#### Record excerpts
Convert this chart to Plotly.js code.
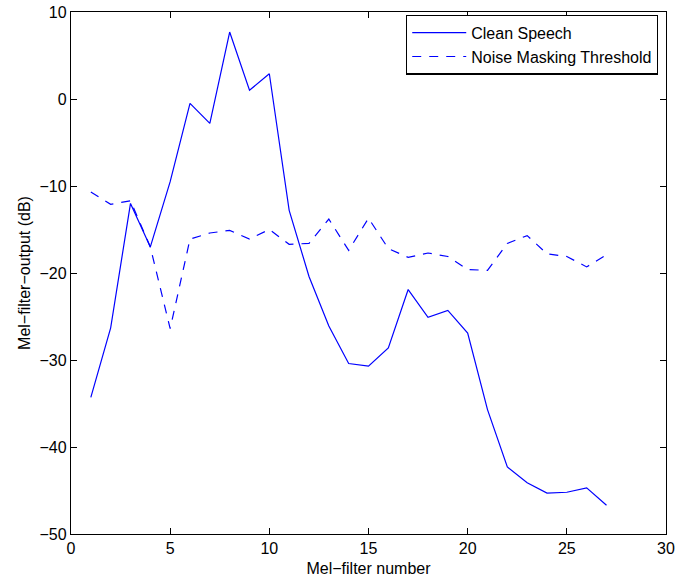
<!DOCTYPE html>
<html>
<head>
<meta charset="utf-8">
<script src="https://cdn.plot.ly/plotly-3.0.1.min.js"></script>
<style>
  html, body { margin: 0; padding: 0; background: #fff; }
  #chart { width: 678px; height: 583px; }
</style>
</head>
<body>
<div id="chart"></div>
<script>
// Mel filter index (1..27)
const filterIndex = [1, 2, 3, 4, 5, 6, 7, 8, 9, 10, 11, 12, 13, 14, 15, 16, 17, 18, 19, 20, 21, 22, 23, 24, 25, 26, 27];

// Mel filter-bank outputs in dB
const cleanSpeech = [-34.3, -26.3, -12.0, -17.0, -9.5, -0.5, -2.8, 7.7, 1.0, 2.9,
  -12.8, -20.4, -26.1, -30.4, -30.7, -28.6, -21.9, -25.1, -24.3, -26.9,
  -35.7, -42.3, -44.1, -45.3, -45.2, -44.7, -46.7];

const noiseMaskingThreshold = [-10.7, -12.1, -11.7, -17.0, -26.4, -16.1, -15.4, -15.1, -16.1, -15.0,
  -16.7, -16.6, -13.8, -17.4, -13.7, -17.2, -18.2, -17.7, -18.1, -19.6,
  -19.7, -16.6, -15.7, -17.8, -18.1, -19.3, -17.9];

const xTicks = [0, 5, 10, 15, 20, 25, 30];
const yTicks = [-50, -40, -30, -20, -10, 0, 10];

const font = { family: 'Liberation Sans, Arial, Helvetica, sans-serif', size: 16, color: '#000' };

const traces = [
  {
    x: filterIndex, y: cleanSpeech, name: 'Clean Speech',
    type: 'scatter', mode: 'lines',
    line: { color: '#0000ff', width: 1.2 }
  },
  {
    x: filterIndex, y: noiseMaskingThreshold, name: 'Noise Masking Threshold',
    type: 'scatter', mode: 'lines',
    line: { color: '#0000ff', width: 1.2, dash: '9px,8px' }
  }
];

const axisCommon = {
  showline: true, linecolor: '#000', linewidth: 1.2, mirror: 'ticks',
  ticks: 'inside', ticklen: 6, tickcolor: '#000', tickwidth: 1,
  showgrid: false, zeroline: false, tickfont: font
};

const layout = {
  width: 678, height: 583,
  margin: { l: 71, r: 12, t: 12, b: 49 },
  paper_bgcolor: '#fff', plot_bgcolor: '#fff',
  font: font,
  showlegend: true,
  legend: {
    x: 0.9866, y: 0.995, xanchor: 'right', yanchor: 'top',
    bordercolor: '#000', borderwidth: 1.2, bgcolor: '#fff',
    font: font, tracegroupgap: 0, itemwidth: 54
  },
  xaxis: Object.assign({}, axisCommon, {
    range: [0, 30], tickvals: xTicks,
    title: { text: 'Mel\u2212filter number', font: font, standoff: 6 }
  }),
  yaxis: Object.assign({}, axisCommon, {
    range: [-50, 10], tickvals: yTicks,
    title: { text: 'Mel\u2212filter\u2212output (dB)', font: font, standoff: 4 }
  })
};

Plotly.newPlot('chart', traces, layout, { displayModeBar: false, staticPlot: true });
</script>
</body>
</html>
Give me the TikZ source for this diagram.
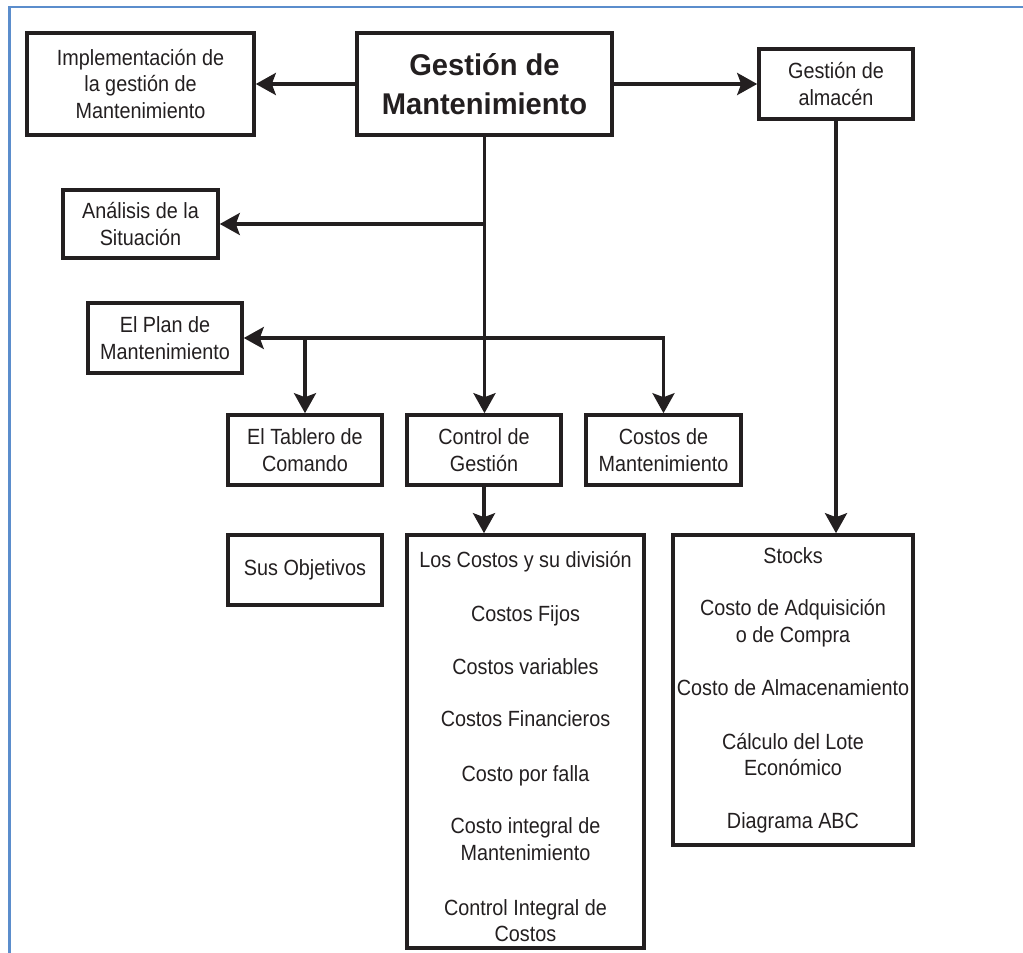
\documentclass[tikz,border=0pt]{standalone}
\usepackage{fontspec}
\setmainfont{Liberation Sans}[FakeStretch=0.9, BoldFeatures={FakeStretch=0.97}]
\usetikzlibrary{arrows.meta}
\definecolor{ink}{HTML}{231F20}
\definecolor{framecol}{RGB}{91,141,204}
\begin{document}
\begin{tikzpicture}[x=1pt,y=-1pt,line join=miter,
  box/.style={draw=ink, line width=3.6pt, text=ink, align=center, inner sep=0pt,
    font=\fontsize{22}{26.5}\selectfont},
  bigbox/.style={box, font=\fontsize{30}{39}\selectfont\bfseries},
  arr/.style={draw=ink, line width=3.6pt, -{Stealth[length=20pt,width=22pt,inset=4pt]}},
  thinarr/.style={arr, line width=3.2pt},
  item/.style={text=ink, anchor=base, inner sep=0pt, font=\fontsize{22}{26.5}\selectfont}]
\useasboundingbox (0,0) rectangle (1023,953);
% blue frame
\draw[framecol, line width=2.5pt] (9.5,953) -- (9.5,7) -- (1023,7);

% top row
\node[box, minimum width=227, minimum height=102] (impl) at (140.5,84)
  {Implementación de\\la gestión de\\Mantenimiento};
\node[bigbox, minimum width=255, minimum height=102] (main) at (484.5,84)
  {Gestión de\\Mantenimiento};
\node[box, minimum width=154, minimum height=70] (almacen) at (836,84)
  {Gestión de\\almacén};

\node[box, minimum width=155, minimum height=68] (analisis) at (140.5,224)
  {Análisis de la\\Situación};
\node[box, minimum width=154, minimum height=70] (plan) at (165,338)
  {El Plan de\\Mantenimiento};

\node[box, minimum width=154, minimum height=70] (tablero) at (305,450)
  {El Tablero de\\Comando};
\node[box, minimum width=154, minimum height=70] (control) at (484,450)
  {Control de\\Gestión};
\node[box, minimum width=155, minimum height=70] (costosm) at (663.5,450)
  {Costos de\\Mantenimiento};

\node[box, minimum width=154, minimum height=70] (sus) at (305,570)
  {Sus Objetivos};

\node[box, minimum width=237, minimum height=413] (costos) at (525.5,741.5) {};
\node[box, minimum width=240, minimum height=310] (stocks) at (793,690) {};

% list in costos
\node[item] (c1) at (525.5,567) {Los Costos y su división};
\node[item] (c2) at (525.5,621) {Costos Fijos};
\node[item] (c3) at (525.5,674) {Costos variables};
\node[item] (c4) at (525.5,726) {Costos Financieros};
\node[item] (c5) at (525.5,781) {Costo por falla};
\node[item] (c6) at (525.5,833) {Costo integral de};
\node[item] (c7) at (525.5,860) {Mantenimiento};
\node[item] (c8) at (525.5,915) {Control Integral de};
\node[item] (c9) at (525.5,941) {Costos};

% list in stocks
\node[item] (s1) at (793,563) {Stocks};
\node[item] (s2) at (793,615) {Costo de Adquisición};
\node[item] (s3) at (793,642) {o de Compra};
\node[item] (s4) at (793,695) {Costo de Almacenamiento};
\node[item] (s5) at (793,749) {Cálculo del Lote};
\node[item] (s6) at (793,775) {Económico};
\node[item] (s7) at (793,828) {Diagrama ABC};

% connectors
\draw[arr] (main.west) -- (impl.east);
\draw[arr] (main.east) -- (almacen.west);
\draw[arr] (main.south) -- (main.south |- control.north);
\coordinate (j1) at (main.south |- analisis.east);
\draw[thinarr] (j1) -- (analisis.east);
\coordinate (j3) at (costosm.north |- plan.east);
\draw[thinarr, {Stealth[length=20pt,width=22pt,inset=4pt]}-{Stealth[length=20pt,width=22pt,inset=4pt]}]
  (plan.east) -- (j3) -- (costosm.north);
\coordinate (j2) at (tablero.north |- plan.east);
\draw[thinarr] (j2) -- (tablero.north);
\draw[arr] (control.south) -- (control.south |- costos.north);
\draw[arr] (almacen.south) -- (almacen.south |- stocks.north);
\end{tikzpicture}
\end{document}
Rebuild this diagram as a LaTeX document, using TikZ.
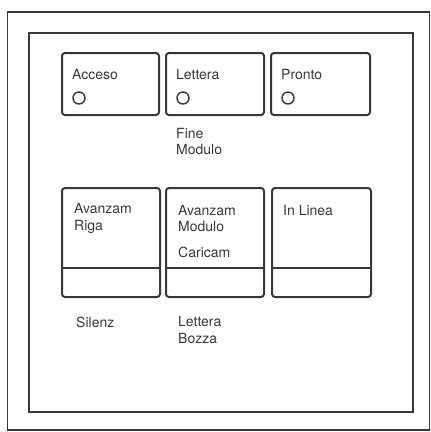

#### To be done
Up to and including the line with "16, color: '#000'", copy the data above from its first line. Skip pictures.

#### Answer for the task
Convert this chart to Plotly.js code.
<!DOCTYPE html>
<html>
<head>
<meta charset="utf-8">
<script src="https://cdn.plot.ly/plotly-3.0.1.min.js"></script>
<style>
  html, body { margin: 0; padding: 0; background: #fff; }
  #chart { width: 678px; height: 583px; }
</style>
</head>
<body>
<div id="chart"></div>
<script>
// Mel filter index (1..27)
const filterIndex = [1, 2, 3, 4, 5, 6, 7, 8, 9, 10, 11, 12, 13, 14, 15, 16, 17, 18, 19, 20, 21, 22, 23, 24, 25, 26, 27];

// Mel filter-bank outputs in dB
const cleanSpeech = [-34.3, -26.3, -12.0, -17.0, -9.5, -0.5, -2.8, 7.7, 1.0, 2.9,
  -12.8, -20.4, -26.1, -30.4, -30.7, -28.6, -21.9, -25.1, -24.3, -26.9,
  -35.7, -42.3, -44.1, -45.3, -45.2, -44.7, -46.7];

const noiseMaskingThreshold = [-10.7, -12.1, -11.7, -17.0, -26.4, -16.1, -15.4, -15.1, -16.1, -15.0,
  -16.7, -16.6, -13.8, -17.4, -13.7, -17.2, -18.2, -17.7, -18.1, -19.6,
  -19.7, -16.6, -15.7, -17.8, -18.1, -19.3, -17.9];

const xTicks = [0, 5, 10, 15, 20, 25, 30];
const yTicks = [-50, -40, -30, -20, -10, 0, 10];

const font = { family: 'Liberation Sans, Arial, Helvetica, sans-serif', size: 16, color: '#000' };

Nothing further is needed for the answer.